Hemas Holdings PLC (AAA(lka)/Stable) is the largest private pharmaceuticals distributor in the country, and has a presence in leisure and the fast-moving consumer goods (FMCG) sectors. Dialog has a significantly stronger business profile with its market-leading position, larger operating scale and ability to generate a wider operating EBITDA margin, and its ability to pass on higher taxes to consumers. Hemas’s ratings are constrained by regulatory pressures in the form of price controls in its pharmaceutical business. We forecast Hemas and Dialog to have similar net leverage ratios of 0.4x-0.5x in 2021.
Fitch’s Key Assumptions Within Our Rating Case for the Issuer
– Revenue to grow at 5%-7% in 2021-2023
– EBITDA margin to be stable at 38%-40%
– Capex/revenue to be around 30% in 2021 before declining to around 25%. Committed capex for 2020 was higher than cash capex of LKR19.5 billion as part of it will spill over into 2021. As such, capex is committed but will be paid in 2021.
– Effective tax rate of 15%
– Dividends of 45%-50% of previous year’s net income
– Annual equity injections of LKR500 million into Dialog Finance
Factors that could, individually or collectively, lead to positive rating action/upgrade:
– There is no scope for an upgrade, as Dialog is rated at the highest end on the Sri Lankan National Ratings scale.

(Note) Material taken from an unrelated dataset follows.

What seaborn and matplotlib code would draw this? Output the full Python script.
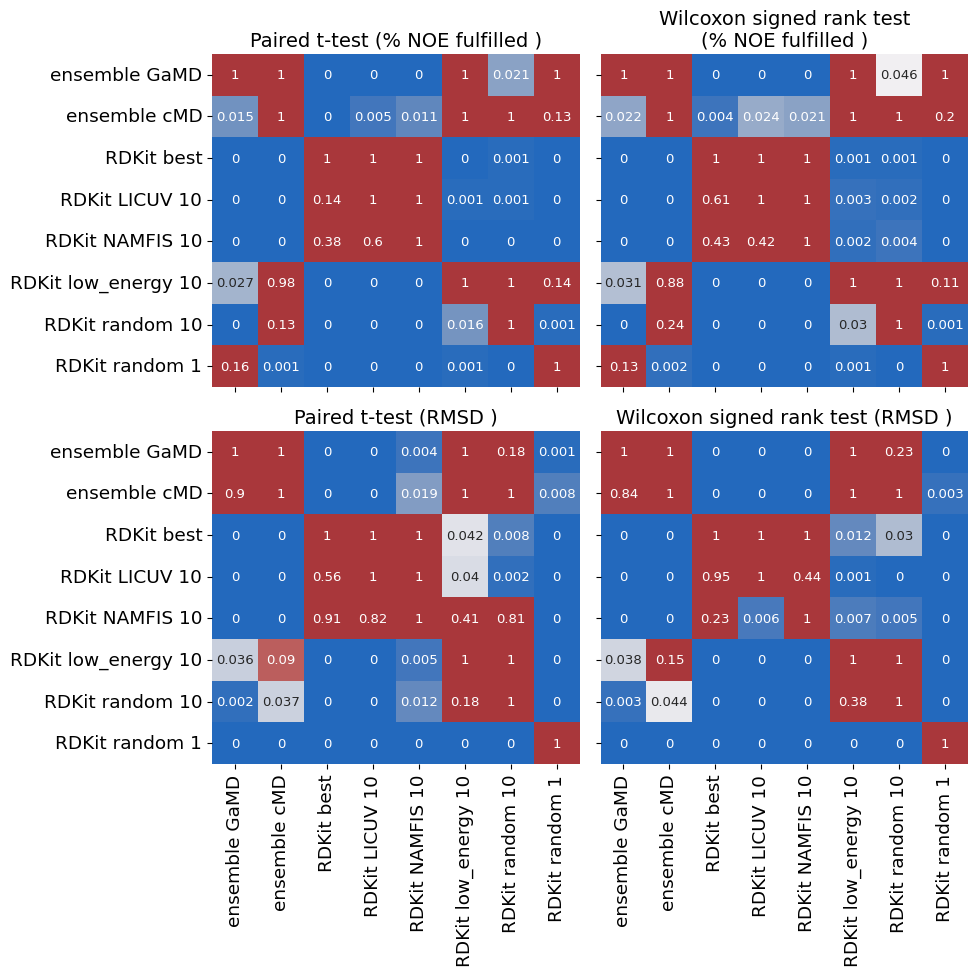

Factors that could, individually or collectively, lead to negative rating action/downgrade:
– We do not envisage any negative rating action in the medium term given the standalone strength of the business profile, low financial leverage and implied support from the stronger parent.
LIQUIDITY AND DEBT STRUCTURE
Adequate Liquidity: Dialog had sufficient unrestricted cash of LKR14 billion and undrawn committed bank facilities of LKR19 billion at end-2020 to cover the short-term debt maturities of about LKR21 billion. The company has strong access to local banks, being among the largest corporates in Sri Lanka. Debt consisted mainly of a USD163 million syndicated facility, USD17 million trade facilities and a LKR7 billion bank term loan at end-2020.
REFERENCES FOR SUBSTANTIALLY MATERIAL SOURCE CITED AS KEY DRIVER OF RATING
The principal sources of information used in the analysis are described in the Applicable Criteria.
PUBLIC RATINGS WITH CREDIT LINKAGE TO OTHER RATINGS
Dialog’s SCP is ‘aaa(lka)’ and its National Rating therefore does not benefit from any support from its stronger parent, Axiata. However, Dialog’s rating will receive a notch of support from its parent if its SCP were to weaken.